Write out exactly the lines between the line containing "What D3.js code" and the line containing "const cx = c => x(c) + x.bandwidth() / 2;", including both of those lines, and nothing more.

(DATA RECORDS):
________________

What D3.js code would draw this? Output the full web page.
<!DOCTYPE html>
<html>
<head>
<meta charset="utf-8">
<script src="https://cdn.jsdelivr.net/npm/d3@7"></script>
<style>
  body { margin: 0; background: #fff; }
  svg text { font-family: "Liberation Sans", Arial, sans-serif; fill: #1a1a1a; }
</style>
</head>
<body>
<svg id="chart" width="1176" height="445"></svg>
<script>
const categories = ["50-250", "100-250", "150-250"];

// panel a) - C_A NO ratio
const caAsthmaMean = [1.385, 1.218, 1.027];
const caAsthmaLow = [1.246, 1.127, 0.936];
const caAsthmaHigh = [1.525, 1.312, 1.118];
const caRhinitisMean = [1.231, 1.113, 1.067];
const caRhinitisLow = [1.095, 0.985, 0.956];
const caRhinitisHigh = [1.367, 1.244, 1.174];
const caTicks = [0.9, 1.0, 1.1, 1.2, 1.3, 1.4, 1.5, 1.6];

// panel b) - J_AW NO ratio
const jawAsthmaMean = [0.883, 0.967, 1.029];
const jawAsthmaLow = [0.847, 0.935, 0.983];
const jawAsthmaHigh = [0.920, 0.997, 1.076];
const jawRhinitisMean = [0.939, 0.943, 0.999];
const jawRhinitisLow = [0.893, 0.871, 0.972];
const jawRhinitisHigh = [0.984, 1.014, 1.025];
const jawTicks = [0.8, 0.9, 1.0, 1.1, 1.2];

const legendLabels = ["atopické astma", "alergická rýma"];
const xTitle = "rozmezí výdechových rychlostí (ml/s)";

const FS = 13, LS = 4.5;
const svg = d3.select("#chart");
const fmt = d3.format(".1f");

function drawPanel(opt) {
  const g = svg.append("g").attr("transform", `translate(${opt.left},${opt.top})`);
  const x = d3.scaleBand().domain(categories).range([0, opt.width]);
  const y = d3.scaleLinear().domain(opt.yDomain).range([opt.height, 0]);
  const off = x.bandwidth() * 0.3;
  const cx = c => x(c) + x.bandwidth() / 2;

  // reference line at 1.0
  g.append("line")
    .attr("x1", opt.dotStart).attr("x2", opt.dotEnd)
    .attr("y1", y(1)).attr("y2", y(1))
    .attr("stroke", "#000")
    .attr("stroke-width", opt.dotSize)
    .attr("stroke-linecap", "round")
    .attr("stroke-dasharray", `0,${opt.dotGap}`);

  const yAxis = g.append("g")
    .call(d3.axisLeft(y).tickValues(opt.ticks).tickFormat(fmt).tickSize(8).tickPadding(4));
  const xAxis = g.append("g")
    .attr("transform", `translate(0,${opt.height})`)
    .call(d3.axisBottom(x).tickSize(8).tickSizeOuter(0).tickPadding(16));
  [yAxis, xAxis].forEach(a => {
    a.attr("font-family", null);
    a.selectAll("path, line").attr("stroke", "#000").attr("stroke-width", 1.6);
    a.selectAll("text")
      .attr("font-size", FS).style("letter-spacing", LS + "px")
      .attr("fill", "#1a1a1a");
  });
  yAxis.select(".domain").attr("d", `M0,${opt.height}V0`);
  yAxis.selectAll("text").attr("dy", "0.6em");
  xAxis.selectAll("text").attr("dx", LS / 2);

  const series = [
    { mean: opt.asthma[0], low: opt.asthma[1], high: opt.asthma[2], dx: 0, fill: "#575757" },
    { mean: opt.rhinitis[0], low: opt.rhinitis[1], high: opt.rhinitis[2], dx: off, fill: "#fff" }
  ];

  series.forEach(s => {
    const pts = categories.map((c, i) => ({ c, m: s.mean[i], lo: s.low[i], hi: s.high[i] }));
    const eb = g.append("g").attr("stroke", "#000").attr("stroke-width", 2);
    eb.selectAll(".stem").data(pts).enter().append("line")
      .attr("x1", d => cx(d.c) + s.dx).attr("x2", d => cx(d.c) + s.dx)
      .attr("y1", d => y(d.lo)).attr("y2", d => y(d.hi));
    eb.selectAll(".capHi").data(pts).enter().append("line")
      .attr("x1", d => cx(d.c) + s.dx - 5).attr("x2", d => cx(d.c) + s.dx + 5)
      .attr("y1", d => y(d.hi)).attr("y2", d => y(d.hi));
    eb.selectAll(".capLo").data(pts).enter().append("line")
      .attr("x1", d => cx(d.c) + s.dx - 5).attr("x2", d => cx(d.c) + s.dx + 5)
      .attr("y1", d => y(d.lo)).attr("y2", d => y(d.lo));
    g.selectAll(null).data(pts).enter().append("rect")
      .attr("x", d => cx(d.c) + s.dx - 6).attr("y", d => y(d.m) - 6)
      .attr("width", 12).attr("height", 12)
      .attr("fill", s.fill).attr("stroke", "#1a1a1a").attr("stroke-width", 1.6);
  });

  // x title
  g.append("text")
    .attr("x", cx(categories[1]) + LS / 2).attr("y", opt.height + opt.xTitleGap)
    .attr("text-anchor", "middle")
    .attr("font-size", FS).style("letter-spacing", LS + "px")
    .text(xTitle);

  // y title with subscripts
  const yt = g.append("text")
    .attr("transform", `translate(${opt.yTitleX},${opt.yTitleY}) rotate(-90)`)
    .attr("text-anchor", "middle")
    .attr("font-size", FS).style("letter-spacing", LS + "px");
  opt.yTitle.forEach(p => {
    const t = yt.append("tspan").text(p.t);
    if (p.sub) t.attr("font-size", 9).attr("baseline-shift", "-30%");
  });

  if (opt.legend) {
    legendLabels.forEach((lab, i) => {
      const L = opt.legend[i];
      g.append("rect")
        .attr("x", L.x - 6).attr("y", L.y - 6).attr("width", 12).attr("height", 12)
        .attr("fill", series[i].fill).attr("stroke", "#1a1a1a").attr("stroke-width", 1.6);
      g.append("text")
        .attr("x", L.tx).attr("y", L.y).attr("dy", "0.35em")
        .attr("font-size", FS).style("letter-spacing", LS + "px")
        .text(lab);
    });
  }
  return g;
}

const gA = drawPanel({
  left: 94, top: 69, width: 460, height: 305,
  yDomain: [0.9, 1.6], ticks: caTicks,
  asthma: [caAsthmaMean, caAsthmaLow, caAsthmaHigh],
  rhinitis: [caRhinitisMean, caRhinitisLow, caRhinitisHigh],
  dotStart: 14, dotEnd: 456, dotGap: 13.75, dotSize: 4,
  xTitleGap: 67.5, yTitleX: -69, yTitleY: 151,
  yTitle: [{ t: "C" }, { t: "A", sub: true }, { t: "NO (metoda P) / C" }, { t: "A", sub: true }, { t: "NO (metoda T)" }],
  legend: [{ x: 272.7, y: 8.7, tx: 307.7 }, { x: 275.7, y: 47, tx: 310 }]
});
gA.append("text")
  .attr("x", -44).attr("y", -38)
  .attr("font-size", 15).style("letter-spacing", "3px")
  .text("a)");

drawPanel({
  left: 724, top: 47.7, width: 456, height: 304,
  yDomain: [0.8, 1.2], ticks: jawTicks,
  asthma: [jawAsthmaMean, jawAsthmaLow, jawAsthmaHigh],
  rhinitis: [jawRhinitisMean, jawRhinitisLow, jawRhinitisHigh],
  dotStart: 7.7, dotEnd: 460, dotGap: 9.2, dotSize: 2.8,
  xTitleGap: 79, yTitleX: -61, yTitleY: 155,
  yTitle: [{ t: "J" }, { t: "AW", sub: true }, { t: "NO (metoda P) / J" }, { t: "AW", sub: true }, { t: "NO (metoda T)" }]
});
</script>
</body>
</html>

________________

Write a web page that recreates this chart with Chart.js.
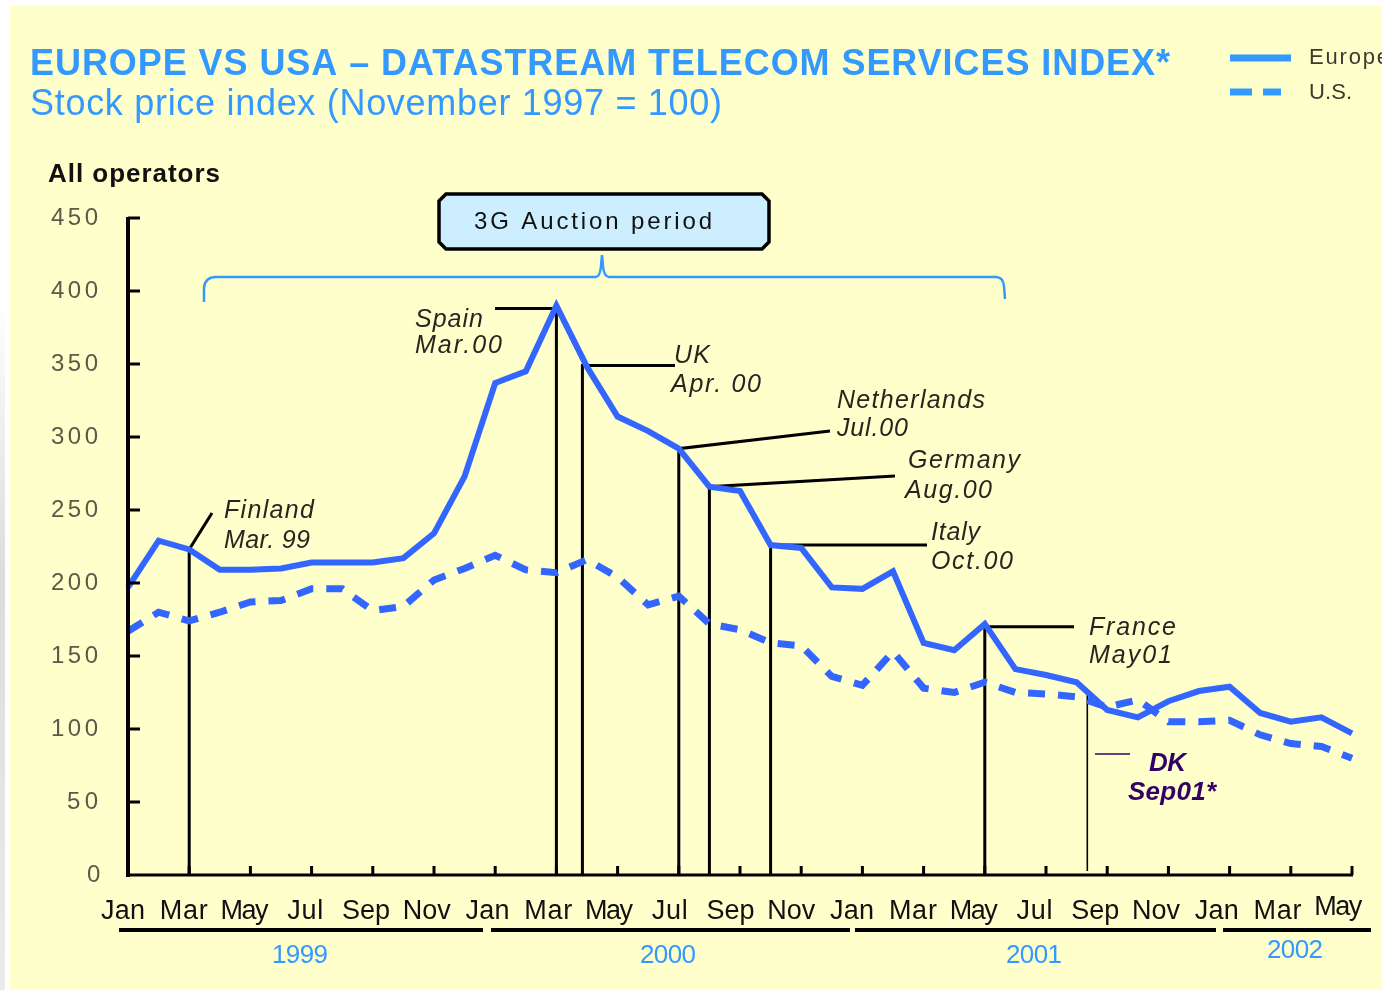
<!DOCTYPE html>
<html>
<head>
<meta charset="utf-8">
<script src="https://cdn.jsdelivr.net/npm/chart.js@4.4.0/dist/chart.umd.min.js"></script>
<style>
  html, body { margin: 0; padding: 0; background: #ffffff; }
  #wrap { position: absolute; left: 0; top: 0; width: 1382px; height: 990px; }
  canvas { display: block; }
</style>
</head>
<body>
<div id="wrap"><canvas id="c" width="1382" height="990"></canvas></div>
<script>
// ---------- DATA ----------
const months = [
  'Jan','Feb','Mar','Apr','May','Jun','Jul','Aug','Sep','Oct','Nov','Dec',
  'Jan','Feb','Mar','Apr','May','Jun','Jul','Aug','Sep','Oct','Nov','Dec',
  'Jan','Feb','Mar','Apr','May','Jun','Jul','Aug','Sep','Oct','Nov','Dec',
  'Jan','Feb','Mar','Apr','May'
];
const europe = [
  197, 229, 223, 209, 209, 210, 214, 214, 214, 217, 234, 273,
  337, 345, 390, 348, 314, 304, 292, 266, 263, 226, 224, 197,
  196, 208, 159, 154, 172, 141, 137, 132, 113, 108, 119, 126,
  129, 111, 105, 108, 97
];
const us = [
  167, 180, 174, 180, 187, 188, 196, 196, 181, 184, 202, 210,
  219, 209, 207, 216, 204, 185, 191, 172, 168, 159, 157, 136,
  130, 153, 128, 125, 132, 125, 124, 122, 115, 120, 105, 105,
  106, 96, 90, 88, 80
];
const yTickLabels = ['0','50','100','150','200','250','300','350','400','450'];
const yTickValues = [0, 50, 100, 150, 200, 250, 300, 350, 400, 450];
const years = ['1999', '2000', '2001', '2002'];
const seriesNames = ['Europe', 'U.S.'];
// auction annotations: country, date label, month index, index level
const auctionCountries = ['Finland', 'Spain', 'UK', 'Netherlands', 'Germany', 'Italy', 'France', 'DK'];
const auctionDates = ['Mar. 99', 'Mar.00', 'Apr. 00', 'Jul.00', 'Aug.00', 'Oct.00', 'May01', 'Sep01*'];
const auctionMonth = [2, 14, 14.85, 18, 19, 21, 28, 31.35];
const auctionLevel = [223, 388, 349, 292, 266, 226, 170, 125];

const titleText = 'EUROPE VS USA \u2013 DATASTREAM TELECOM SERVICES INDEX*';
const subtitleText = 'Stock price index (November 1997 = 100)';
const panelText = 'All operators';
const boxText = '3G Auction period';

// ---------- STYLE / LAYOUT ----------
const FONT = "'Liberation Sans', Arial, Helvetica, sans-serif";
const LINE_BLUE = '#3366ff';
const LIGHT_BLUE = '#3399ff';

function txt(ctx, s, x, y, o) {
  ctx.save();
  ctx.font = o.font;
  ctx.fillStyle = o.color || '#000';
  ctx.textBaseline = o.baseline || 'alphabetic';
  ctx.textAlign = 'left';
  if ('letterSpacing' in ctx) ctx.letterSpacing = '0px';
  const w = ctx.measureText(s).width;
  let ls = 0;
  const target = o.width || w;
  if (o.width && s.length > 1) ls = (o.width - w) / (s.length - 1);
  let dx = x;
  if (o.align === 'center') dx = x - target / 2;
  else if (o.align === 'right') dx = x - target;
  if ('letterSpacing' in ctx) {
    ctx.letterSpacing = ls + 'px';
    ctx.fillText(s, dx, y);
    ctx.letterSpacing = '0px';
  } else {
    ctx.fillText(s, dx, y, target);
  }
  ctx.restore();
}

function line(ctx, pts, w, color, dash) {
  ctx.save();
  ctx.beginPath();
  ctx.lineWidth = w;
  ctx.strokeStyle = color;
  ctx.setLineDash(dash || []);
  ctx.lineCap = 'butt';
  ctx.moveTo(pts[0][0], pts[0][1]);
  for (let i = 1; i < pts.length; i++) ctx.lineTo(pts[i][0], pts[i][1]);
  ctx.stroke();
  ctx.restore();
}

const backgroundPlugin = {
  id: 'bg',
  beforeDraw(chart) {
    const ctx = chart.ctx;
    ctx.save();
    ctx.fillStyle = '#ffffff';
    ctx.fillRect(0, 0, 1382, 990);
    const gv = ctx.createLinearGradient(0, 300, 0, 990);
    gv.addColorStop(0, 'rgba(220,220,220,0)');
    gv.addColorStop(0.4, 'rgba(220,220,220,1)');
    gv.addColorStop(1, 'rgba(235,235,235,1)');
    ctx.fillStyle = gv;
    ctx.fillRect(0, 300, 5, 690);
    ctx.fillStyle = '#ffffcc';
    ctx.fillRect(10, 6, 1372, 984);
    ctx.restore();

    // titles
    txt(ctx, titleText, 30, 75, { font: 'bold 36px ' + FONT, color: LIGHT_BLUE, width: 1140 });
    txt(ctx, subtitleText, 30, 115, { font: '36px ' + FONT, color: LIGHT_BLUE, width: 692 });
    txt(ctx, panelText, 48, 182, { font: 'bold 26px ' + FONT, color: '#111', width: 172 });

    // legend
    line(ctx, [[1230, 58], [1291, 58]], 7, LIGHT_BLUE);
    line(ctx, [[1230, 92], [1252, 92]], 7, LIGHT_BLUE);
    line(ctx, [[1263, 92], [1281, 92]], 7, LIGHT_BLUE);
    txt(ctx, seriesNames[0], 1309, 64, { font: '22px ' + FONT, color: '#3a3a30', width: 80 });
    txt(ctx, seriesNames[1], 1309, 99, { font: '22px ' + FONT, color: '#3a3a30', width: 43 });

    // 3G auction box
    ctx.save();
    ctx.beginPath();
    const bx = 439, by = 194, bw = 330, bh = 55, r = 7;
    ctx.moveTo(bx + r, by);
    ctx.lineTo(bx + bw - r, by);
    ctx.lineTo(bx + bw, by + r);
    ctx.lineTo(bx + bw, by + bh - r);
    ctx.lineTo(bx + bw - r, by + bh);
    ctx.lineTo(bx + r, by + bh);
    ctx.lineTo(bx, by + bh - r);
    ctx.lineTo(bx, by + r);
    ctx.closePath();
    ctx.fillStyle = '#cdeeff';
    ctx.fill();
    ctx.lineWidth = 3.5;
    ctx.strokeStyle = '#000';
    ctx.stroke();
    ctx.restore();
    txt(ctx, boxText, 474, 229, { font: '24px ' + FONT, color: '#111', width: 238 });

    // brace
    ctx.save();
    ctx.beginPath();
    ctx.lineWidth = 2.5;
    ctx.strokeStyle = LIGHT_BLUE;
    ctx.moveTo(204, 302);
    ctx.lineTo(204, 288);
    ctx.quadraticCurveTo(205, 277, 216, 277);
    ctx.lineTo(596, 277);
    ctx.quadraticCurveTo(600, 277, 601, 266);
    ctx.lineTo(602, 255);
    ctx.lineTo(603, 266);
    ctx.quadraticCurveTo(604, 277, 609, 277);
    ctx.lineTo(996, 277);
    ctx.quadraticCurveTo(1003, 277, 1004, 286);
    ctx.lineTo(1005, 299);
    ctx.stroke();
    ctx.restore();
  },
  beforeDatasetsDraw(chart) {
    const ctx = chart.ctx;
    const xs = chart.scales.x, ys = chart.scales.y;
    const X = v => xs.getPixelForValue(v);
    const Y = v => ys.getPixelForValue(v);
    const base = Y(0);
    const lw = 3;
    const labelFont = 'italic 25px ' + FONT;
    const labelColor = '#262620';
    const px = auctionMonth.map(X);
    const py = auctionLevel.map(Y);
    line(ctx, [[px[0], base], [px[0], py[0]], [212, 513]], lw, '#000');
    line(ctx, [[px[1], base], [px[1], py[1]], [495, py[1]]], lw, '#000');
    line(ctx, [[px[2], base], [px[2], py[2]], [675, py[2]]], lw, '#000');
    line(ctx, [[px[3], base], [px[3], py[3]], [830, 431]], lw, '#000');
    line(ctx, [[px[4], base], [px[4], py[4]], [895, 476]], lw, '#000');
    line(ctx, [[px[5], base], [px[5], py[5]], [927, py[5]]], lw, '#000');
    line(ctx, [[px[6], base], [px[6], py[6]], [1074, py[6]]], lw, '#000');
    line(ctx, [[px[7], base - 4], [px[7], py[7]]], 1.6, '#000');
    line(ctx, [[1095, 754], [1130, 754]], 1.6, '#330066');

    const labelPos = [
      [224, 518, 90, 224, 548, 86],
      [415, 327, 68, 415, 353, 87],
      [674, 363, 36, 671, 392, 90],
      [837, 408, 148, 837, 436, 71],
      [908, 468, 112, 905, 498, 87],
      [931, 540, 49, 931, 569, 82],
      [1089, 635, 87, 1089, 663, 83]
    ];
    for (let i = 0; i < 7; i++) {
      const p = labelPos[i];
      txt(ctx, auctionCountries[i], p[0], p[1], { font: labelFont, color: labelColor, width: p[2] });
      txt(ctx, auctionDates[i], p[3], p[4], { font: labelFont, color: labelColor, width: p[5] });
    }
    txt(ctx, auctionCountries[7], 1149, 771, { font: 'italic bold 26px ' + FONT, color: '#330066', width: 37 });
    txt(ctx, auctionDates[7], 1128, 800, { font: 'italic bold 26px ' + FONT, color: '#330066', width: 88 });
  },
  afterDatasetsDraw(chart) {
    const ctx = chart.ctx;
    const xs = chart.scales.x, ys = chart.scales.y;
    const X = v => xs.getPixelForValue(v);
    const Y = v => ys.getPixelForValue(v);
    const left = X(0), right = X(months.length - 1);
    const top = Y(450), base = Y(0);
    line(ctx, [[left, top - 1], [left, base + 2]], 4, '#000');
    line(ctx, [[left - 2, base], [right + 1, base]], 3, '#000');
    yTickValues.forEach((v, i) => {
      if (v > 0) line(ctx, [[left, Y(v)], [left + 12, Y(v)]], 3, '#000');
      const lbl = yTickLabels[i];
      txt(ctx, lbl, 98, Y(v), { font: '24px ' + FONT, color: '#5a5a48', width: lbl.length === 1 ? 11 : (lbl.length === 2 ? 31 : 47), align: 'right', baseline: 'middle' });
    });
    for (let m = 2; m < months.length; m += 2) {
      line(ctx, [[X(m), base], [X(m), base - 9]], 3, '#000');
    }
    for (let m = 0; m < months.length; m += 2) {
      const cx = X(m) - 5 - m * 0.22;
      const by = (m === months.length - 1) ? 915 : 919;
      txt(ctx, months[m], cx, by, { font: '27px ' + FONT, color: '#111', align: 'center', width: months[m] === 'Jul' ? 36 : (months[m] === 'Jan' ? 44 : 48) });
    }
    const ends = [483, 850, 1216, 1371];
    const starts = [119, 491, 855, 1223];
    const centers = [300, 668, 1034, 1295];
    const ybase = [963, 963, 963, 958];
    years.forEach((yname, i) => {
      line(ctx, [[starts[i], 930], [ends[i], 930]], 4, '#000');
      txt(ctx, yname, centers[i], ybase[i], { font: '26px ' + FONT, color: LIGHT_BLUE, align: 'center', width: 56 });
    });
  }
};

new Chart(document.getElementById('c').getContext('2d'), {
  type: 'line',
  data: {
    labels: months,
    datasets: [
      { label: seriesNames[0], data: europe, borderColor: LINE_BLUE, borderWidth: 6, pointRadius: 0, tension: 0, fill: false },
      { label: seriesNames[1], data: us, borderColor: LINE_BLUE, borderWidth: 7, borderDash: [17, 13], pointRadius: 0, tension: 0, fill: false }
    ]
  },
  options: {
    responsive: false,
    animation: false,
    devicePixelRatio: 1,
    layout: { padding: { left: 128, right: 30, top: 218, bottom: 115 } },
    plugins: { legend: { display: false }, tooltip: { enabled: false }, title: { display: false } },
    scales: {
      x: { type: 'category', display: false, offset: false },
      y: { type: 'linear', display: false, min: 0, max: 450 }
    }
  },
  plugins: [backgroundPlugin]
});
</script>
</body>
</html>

________________

(OUTPUT):
What D3.js code would draw this? Output the full web page.
<!DOCTYPE html>
<html>
<head>
<meta charset="utf-8">
<script src="https://cdn.jsdelivr.net/npm/d3@7"></script>
<style>
  body { margin: 0; background: #fff; }
  svg text { font-family: "Liberation Sans", Arial, sans-serif; fill: #1a1a1a; }
</style>
</head>
<body>
<svg id="chart" width="1176" height="445"></svg>
<script>
const categories = ["50-250", "100-250", "150-250"];

// panel a) - C_A NO ratio
const caAsthmaMean = [1.385, 1.218, 1.027];
const caAsthmaLow = [1.246, 1.127, 0.936];
const caAsthmaHigh = [1.525, 1.312, 1.118];
const caRhinitisMean = [1.231, 1.113, 1.067];
const caRhinitisLow = [1.095, 0.985, 0.956];
const caRhinitisHigh = [1.367, 1.244, 1.174];
const caTicks = [0.9, 1.0, 1.1, 1.2, 1.3, 1.4, 1.5, 1.6];

// panel b) - J_AW NO ratio
const jawAsthmaMean = [0.883, 0.967, 1.029];
const jawAsthmaLow = [0.847, 0.935, 0.983];
const jawAsthmaHigh = [0.920, 0.997, 1.076];
const jawRhinitisMean = [0.939, 0.943, 0.999];
const jawRhinitisLow = [0.893, 0.871, 0.972];
const jawRhinitisHigh = [0.984, 1.014, 1.025];
const jawTicks = [0.8, 0.9, 1.0, 1.1, 1.2];

const legendLabels = ["atopické astma", "alergická rýma"];
const xTitle = "rozmezí výdechových rychlostí (ml/s)";

const FS = 13, LS = 4.5;
const svg = d3.select("#chart");
const fmt = d3.format(".1f");

function drawPanel(opt) {
  const g = svg.append("g").attr("transform", `translate(${opt.left},${opt.top})`);
  const x = d3.scaleBand().domain(categories).range([0, opt.width]);
  const y = d3.scaleLinear().domain(opt.yDomain).range([opt.height, 0]);
  const off = x.bandwidth() * 0.3;
  const cx = c => x(c) + x.bandwidth() / 2;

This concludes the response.